## WHAT IS EXPECTED
Pictures must not be retyped. Return exactly the lines from the one with "Clone this chart in Plotly." through the one with "import plotly.graph_objects as go", both included, and no others.

## TASK INPUTS
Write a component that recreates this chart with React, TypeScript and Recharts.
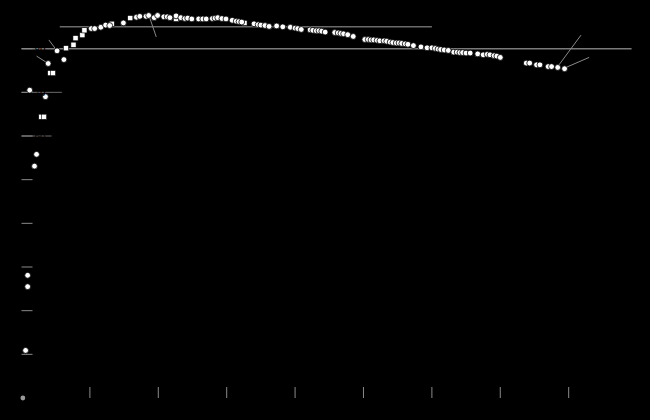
import React from "react";
import { ScatterChart, Scatter, XAxis, YAxis, ReferenceLine } from "recharts";

const circleX = [0.6, 0.9, 0.9, 1.9, 2.2, 1.2, 3.5, 3.9, 5.2, 6.2,
  10.2, 10.7, 11.6, 12.3, 12.9, 14.9, 16.8, 17.3, 18.2, 18.6, 19.4, 19.9, 20.8, 21.3, 21.7, 22.6,
  23.3, 23.9, 24.3, 24.9, 25.9, 26.5, 27.0, 27.9, 28.3, 28.7, 29.3, 29.9,
  30.8, 31.4, 31.8, 32.2, 34.0, 34.6, 35.0, 35.6, 36.2,
  37.3, 38.2, 39.3, 40.0, 40.4, 40.9, 42.2, 42.6, 43.1, 43.5, 43.9, 44.4,
  45.8, 46.3, 46.7, 47.1, 47.7, 48.5, 50.2, 50.7, 51.1, 51.5, 52.0, 52.4, 53.0, 53.4,
  53.9, 54.3, 54.8, 55.2, 55.6, 56.1, 56.5, 57.3, 58.4, 59.3,
  60.0, 60.5, 60.9, 61.3, 61.8, 62.4, 63.2, 63.7, 64.1, 64.5, 65.0, 65.6,
  66.7, 67.5, 68.1, 68.5, 69.1, 69.5, 70.0,
  73.8, 74.3, 75.3, 75.8, 77.0, 77.5, 78.4, 79.4];
const circleY = [10.9, 28.1, 25.5, 53.1, 55.8, 70.5, 69.0, 76.6, 79.5, 77.5,
  84.6, 84.6, 84.9, 85.4, 85.3, 85.9, 87.2, 87.4, 87.4, 87.6, 87.1, 87.6, 87.3, 87.3, 87.1, 87.5,
  87.1, 86.9, 87.0, 86.8, 86.8, 86.8, 86.8, 86.9, 87.0, 87.1, 86.9, 86.8,
  86.5, 86.3, 86.2, 86.1, 85.7, 85.5, 85.4, 85.3, 85.1,
  85.2, 85.0, 84.9, 84.7, 84.6, 84.4, 84.3, 84.2, 84.1, 84.1, 84.0, 83.8,
  83.7, 83.6, 83.5, 83.4, 83.2, 82.8, 82.1, 82.1, 82.0, 82.0, 81.9, 81.8, 81.8, 81.7,
  81.5, 81.4, 81.3, 81.3, 81.2, 81.1, 81.0, 80.7, 80.4, 80.2,
  80.2, 80.05, 79.9, 79.8, 79.7, 79.6, 79.2, 79.2, 79.1, 79.1, 79.0, 79.0,
  78.8, 78.6, 78.7, 78.6, 78.4, 78.3, 78.0,
  76.7, 76.7, 76.3, 76.3, 75.9, 75.9, 75.7, 75.4];

const squareX = [2.9, 3.3, 4.2, 4.6, 6.5, 7.6, 7.9, 8.9, 9.2, 13.2, 15.9, 22.6, 32.6];
const squareY = [64.4, 64.4, 74.4, 74.4, 80.1, 80.9, 82.4, 83.1, 84.2, 85.7, 87.0, 86.8, 85.9];

const originX = [0.2];
const originY = [0];

const xTicks = [10, 20, 30, 40, 50, 60, 70, 80];
const yTicks = [10, 20, 30, 40, 50, 60, 70, 80];

const mainLevel = 80;
const upperLevel = 85;
const upperSpan = [5.6, 60.0];
const leftSegments = [
  { y: 70, x: 5.9 },
  { y: 60, x: 4.4 },
];
const leaderLines = [
  [{ x: 2.2, y: 78.3 }, { x: 3.9, y: 76.6 }],
  [{ x: 4.0, y: 82.0 }, { x: 5.2, y: 79.5 }],
  [{ x: 18.7, y: 87.3 }, { x: 19.7, y: 82.7 }],
  [{ x: 78.4, y: 75.9 }, { x: 81.8, y: 83.1 }],
  [{ x: 79.6, y: 75.7 }, { x: 83.0, y: 78.0 }],
];

const zip = (xs: number[], ys: number[]) => xs.map((x, i) => ({ x, y: ys[i] }));
const circles = zip(circleX, circleY);
const squares = zip(squareX, squareY);
const origin = zip(originX, originY);

const Dot = (p: any) => (
  <circle cx={p.cx} cy={p.cy} r={2.9} fill="#ffffff" stroke="#000" strokeWidth={0.8} />
);
const DimDot = (p: any) => <circle cx={p.cx} cy={p.cy} r={2.4} fill="#9a9a9a" />;
const Sq = (p: any) => (
  <rect x={p.cx - 2.6} y={p.cy - 2.6} width={5.2} height={5.2} fill="#ffffff" stroke="#000" strokeWidth={0.6} />
);

export default function App() {
  return (
    <div style={{ position: "fixed", left: 0, top: 0, width: 650, height: 420, background: "#000" }}>
      <ScatterChart width={650} height={420} margin={{ top: 5, right: 18.4, bottom: 22, left: 21.5 }}>
        <XAxis
          type="number"
          dataKey="x"
          domain={[0, 89.2]}
          ticks={xTicks}
          mirror
          axisLine={false}
          tickSize={11}
          tickLine={{ stroke: "#8a8a8a" }}
          tick={{ fill: "#000", fontSize: 11 }}
        />
        <YAxis
          type="number"
          dataKey="y"
          domain={[0, 90]}
          ticks={yTicks}
          mirror
          axisLine={false}
          tickSize={11}
          tickLine={{ stroke: "#8a8a8a" }}
          tick={{ fill: "#000", fontSize: 11 }}
        />
        <ReferenceLine y={mainLevel} stroke="#7a7a7a" strokeWidth={1.5} />
        <ReferenceLine
          segment={[{ x: upperSpan[0], y: upperLevel }, { x: upperSpan[1], y: upperLevel }]}
          stroke="#6a6a6a"
          strokeWidth={1.5}
        />
        {leftSegments.map((s, i) => (
          <ReferenceLine
            key={"ls" + i}
            segment={[{ x: 0, y: s.y }, { x: s.x, y: s.y }]}
            stroke="#6a6a6a"
            strokeWidth={1}
          />
        ))}
        {leaderLines.map((seg, i) => (
          <ReferenceLine key={"ll" + i} segment={seg} stroke="#8a8a8a" strokeWidth={1} />
        ))}
        <Scatter data={origin} shape={DimDot} isAnimationActive={false} />
        <Scatter data={squares} shape={Sq} isAnimationActive={false} />
        <Scatter data={circles} shape={Dot} isAnimationActive={false} />
      </ScatterChart>
    </div>
  );
}
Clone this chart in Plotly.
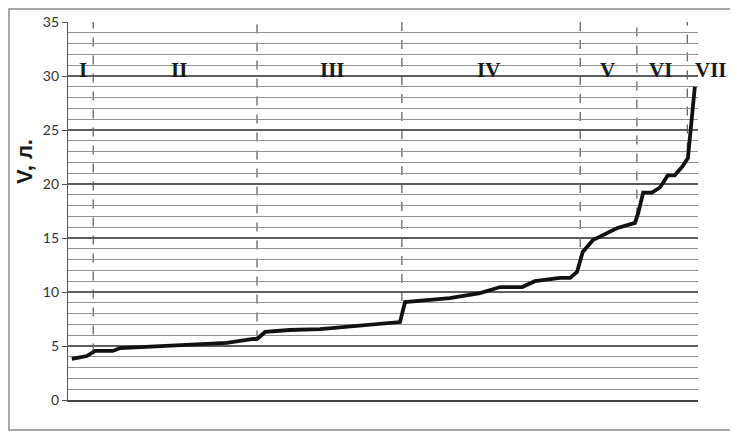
import plotly.graph_objects as go

obs = [0.6, 3.0, 4.3, 7.1, 8.3, 19.8, 25.2, 29.4, 30.0, 31.3, 35.2, 40.0, 46.3,
       51.9, 52.7, 53.5, 55.9, 60.6, 65.4, 67.0, 68.6, 72.1, 74.1, 78.1, 79.7,
       80.8, 81.7, 83.3, 84.4, 87.1, 90.0, 90.5, 91.3, 92.7, 94.0, 95.2, 96.3,
       97.5, 98.4, 98.7, 99.5]
volume = [3.8, 4.07, 4.54, 4.54, 4.81, 5.09, 5.28, 5.65, 5.65, 6.3, 6.48, 6.57, 6.85,
          7.13, 7.22, 9.07, 9.17, 9.44, 9.9, 10.2, 10.46, 10.46, 11.0, 11.3, 11.3,
          11.85, 13.7, 14.8, 15.1, 15.9, 16.4, 17.3, 19.2, 19.2, 19.7, 20.8, 20.8,
          21.6, 22.4, 24.4, 29.0]

# group boundaries (dashed lines) and where they meet the curve
bounds = [4.0, 30.0, 53.0, 81.3, 90.3, 98.3]
bound_low = [4.4, 5.6, 7.5, 12.5, 17.0, 23.0]

# roman group labels and their centres (same units as obs)
groups = ["I", "II", "III", "IV", "V", "VI", "VII"]
group_x = [2.4, 17.6, 42.0, 66.7, 85.6, 94.0, 102.0]

X_MAX = 100

fig = go.Figure()
fig.add_trace(go.Scatter(x=obs, y=volume, mode="lines",
                         line=dict(color="#111111", width=3.8), showlegend=False))

for bx, by in zip(bounds, bound_low):
    fig.add_shape(type="line", x0=bx, x1=bx, y0=by, y1=35, xref="x", yref="y",
                  line=dict(color="#4a4a4a", width=1.1, dash="dash"), layer="below")

# labels go by paper coords so VII (outside the axis range) is still shown
for g, gx in zip(groups, group_x):
    fig.add_annotation(x=gx / X_MAX, y=30.6, xref="paper", yref="y",
                       text="<b>" + g + "</b>", showarrow=False, xanchor="center",
                       font=dict(family="Liberation Serif", size=21, color="#1a1a1a"))

fig.add_annotation(x=-44 / 630, y=1 - 140 / 378, xref="paper", yref="paper",
                   text="<b>V, л.</b>", showarrow=False, textangle=-90,
                   xanchor="center", yanchor="middle",
                   font=dict(family="Liberation Sans", size=22, color="#1a1a1a"))

# outer frame of the chart
fig.add_shape(type="rect", xref="paper", yref="paper",
              x0=-59 / 630, x1=1 + 38 / 630, y0=-30 / 378, y1=1 + 13 / 378,
              line=dict(color="#8c8c8c", width=1.5), fillcolor="rgba(0,0,0,0)")

# page body adds 8px, so margins are shifted to keep the plot where it belongs
fig.update_layout(
    width=738, height=432,
    margin=dict(l=60, r=48, t=14, b=40, autoexpand=False),
    paper_bgcolor="white", plot_bgcolor="white",
    xaxis=dict(range=[0, X_MAX], showticklabels=False, ticks="", showgrid=False,
               zeroline=False, showline=True, linecolor="#444444", linewidth=1.5),
    yaxis=dict(range=[0, 35], dtick=5, showgrid=True, gridcolor="#5e5e5e", gridwidth=1.5,
               minor=dict(dtick=1, showgrid=True, gridcolor="#909090", gridwidth=1.3),
               ticks="outside", ticklen=5, tickcolor="#555555",
               showline=True, linecolor="#555555", linewidth=1.2, zeroline=False,
               tickfont=dict(family="Lato", size=14, color="#333333")),
)

fig.write_html("out.html")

## FULL OUTPUT
Clone this chart in Plotly.
import plotly.graph_objects as go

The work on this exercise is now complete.